I am very highly visually handicapped... hell, I'm blind... why quibble. It is difficult to see the options on the DBpoweramp CD-ripper screen when you use handicapped settings (High Contrast *1). They only show as you highlight them. Since I don't use a mouse but rather keystrokes to move around, it is difficult to find/change things rapidly. Still, I couldn't find the Test Conversion thing... and I'm relying on sighted help.. and the actual time taken to rip a song... which is nearly the time it takes to play the song normally. :-(

Same sight problem when using the forum, so please forgive any stupid mistakes I display when answering these questins.


Thanks so much for taking the time to try and help me determine why my ripping is going so slow.

Much appreciated.

John

Spoon
07-30-2007, 03:39 AM
Test conversion is under the encoder box, instead of selecting mp3 (Lame) go for Test Conversion.

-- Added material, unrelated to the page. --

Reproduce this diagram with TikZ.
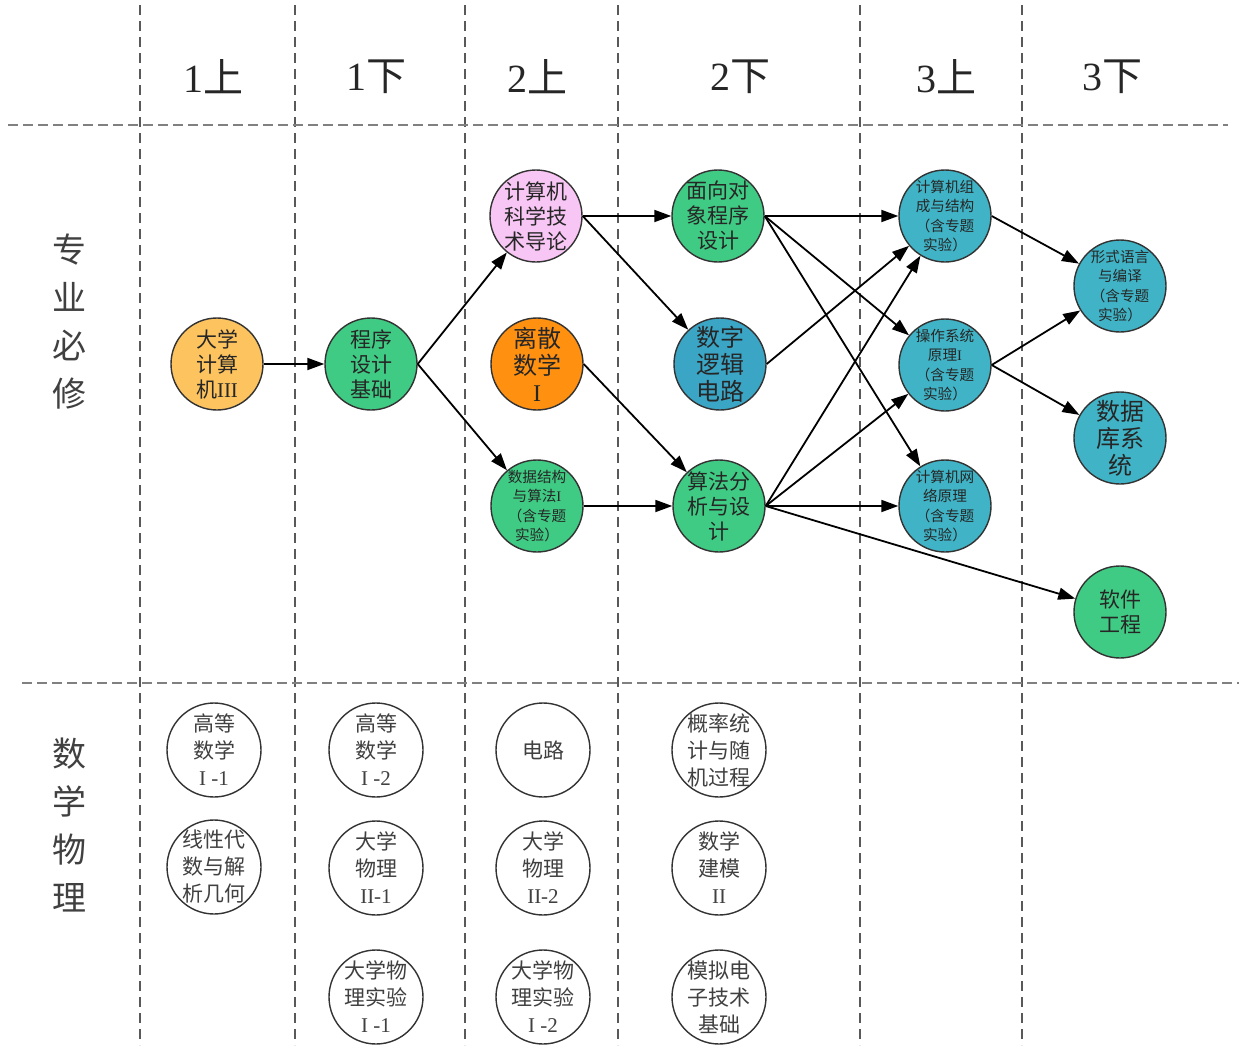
\documentclass[tikz,border=0pt]{standalone}
\usepackage{fontspec}
\setmainfont{Liberation Serif}
\newfontfamily\cjk{Noto Sans CJK SC}
\usetikzlibrary{arrows.meta}
\definecolor{cyel}{HTML}{FCC35E}
\definecolor{cgreen}{HTML}{3FCB83}
\definecolor{cpink}{HTML}{F8C6F4}
\definecolor{corange}{HTML}{FF9010}
\definecolor{cteal}{HTML}{3BA5C5}
\definecolor{cteal2}{HTML}{40B4C6}
\newcommand{\hdr}[2]{#1{\cjk #2}}
\newcommand{\rmn}[1]{{\rmfamily #1}}
\begin{document}
\begin{tikzpicture}[x=0.5pt,y=-0.5pt,
  course/.style={circle,draw=black!80,line width=0.7pt,minimum size=46pt,inner sep=-6pt,align=center,
    font=\cjk\fontsize{10.5}{12.5}\selectfont,text=black!85},
  smalltxt/.style={font=\cjk\fontsize{7.3}{9.8}\selectfont},
  bigtxt/.style={font=\cjk\fontsize{12}{13.5}\selectfont},
  mathc/.style={course,fill=white,minimum size=47pt,text=black!75,font=\cjk\fontsize{10.5}{13.5}\selectfont},
  arr/.style={-{Triangle[length=8.5pt,width=6pt]},line width=0.9pt,draw=black},
  vline/.style={dash pattern=on 5pt off 3pt,draw=black!65,line width=0.7pt},
  hline/.style={dash pattern=on 5pt off 2.5pt,draw=gray,line width=0.8pt},
  hdrtxt/.style={font=\fontsize{20}{20}\selectfont,text=black!85},
  side/.style={align=center,font=\cjk\fontsize{17}{24}\selectfont,text=black!75}]
\useasboundingbox (0,0) rectangle (1239,1050);
% grid
\foreach \x in {140,295,465,618,860,1022}
  \draw[vline] (\x,5) -- (\x,1045);
\draw[hline] (8,125) -- (1228,125);
\draw[hline] (22,683) -- (1239,683);
% headers
\node[hdrtxt] (h1) at (213,77) {\hdr{1}{上}};
\node[hdrtxt] (h2) at (376,77) {\hdr{1}{下}};
\node[hdrtxt] (h3) at (537,77) {\hdr{2}{上}};
\node[hdrtxt] (h4) at (740,77) {\hdr{2}{下}};
\node[hdrtxt] (h5) at (946,77) {\hdr{3}{上}};
\node[hdrtxt] (h6) at (1112,77) {\hdr{3}{下}};
% side labels
\node[side] (s1) at (70,322) {专\\业\\必\\修};
\node[side] (s2) at (70,825) {数\\学\\物\\理};
% major courses
\node[course,fill=cyel] (dj) at (217,364) {大学\\计算\\机\rmn{III}};
\node[course,fill=cgreen] (cx) at (371,364) {程序\\设计\\基础};
\node[course,fill=cpink] (intro) at (536,216) {计算机\\科学技\\术导论};
\node[course,fill=corange,bigtxt] (disc) at (537,364) {离散\\数学\\\rmn{I}};
\node[course,fill=cgreen,smalltxt] (ds) at (537,506) {数据结构\\与算法\rmn{I}\\（含专题\\实验）};
\node[course,fill=cgreen] (oop) at (718,216) {面向对\\象程序\\设计};
\node[course,fill=cteal,bigtxt] (logic) at (720,364) {数字\\逻辑\\电路};
\node[course,fill=cgreen] (algo) at (719,506) {算法分\\析与设\\计};
\node[course,fill=cteal2,smalltxt] (org) at (945,216) {计算机组\\成与结构\\（含专题\\实验）};
\node[course,fill=cteal2,smalltxt] (os) at (945,365) {操作系统\\原理\rmn{I}\\（含专题\\实验）};
\node[course,fill=cteal2,smalltxt] (net) at (945,506) {计算机网\\络原理\\（含专题\\实验）};
\node[course,fill=cteal2,smalltxt] (lang) at (1120,286) {形式语言\\与编译\\（含专题\\实验）};
\node[course,fill=cteal2,bigtxt] (db) at (1120,438) {数据\\库系\\统};
\node[course,fill=cgreen] (se) at (1120,612) {软件\\工程};
% math / physics
\node[mathc] (m1) at (214,750) {高等\\数学\\\rmn{I -1}};
\node[mathc] (m2) at (214,867) {线性代\\数与解\\析几何};
\node[mathc] (m3) at (376,750) {高等\\数学\\\rmn{I -2}};
\node[mathc] (m4) at (376,868) {大学\\物理\\\rmn{II-1}};
\node[mathc] (m5) at (376,997) {大学物\\理实验\\\rmn{I -1}};
\node[mathc] (m6) at (543,750) {电路};
\node[mathc] (m7) at (543,868) {大学\\物理\\\rmn{II-2}};
\node[mathc] (m8) at (543,997) {大学物\\理实验\\\rmn{I -2}};
\node[mathc] (m9) at (719,750) {概率统\\计与随\\机过程};
\node[mathc] (m10) at (719,868) {数学\\建模\\\rmn{II}};
\node[mathc] (m11) at (719,997) {模拟电\\子技术\\基础};
% edges
\draw[arr] (dj) -- (cx);
\draw[arr] (cx.east) -- (intro);
\draw[arr] (cx.east) -- (ds);
\draw[arr] (intro.east) -- (oop);
\draw[arr] (intro.east) -- (logic);
\draw[arr] (disc.east) -- (algo);
\draw[arr] (ds) -- (algo);
\draw[arr] (oop.east) -- (org);
\draw[arr] (oop.east) -- (os);
\draw[arr] (oop.east) -- (net);
\draw[arr] (logic.east) -- (org);
\draw[arr] (algo.east) -- (org);
\draw[arr] (algo.east) -- (os);
\draw[arr] (algo.east) -- (net);
\draw[arr] (algo.east) -- (se);
\draw[arr] (org.east) -- (lang);
\draw[arr] (os.east) -- (lang);
\draw[arr] (os.east) -- (db);
\end{tikzpicture}
\end{document}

For setting speeds, use the Maximum first option, and restart the computer.

jesak
07-30-2007, 08:35 PM
Thanks!

I don't know whether it was choosing the Test Conversion and ripping a few tracks... or rebooting that fixed things... but now I'm ripping at 10x to 33x speeds. Thanks...

Can you explain the why of this?

Also, the first 10 of 15 track on a CD (for example) rip at about 10x or so, then the last few tracks speed up and up until I'm seeing 33x and higher... once up to 39x. Why is this? Why not an even 25x or so across all the tracks when ripping a full CD?

Thanks again,

John

LtData
07-30-2007, 08:59 PM
Because CD drives use a method of drive speeds known as Zone-CLV, as explained here: http://en.wikipedia.org/wiki/Constant_linear_velocity

jesak
08-01-2007, 11:09 PM
Thanks, much appreciated.

But, after reading the article (and a couple others pointed to therein), wouldn't you think that the constant 1.2m/s speed sought by the zoning should give a more constant ripping speed rather than a fluctuating one? Meaning, if the speed stays roughly constant regardless of the distance being traversed... it shouldn't matter whether the head is near the center of the CD or the outer edge. I would have guessed that just the same amount of data would be transferred... i.e., bits. 1.2m/s is 1.2m/s no matter how much ground you are covering... and there isn't a concentration of more bits of data in 1.2m of linear storage whether it's in near the center or out near the outer edge. So, while I understood the article and understand the concepts, I still don't understand the wide fluctuation in ripping tracks from 1 to 15 or 20 on a CD... it seems to me the whole scheme of reading is optimized to transfer bits at roughly the same quantity per time interval no matter where they reside on the media.
But, don't worry about my confusion... I've been flummoxed by far simpler questions in my life. The oddities of optical media are just a magnificent miracle to me no matter what they are... just the fact that essentially numbers are being translated into nice smooth analog music is impressive enough for me to just appreciate it and not try and comprehend the nitty gritty of it all. So thanks for your answer. I enjoyed the read.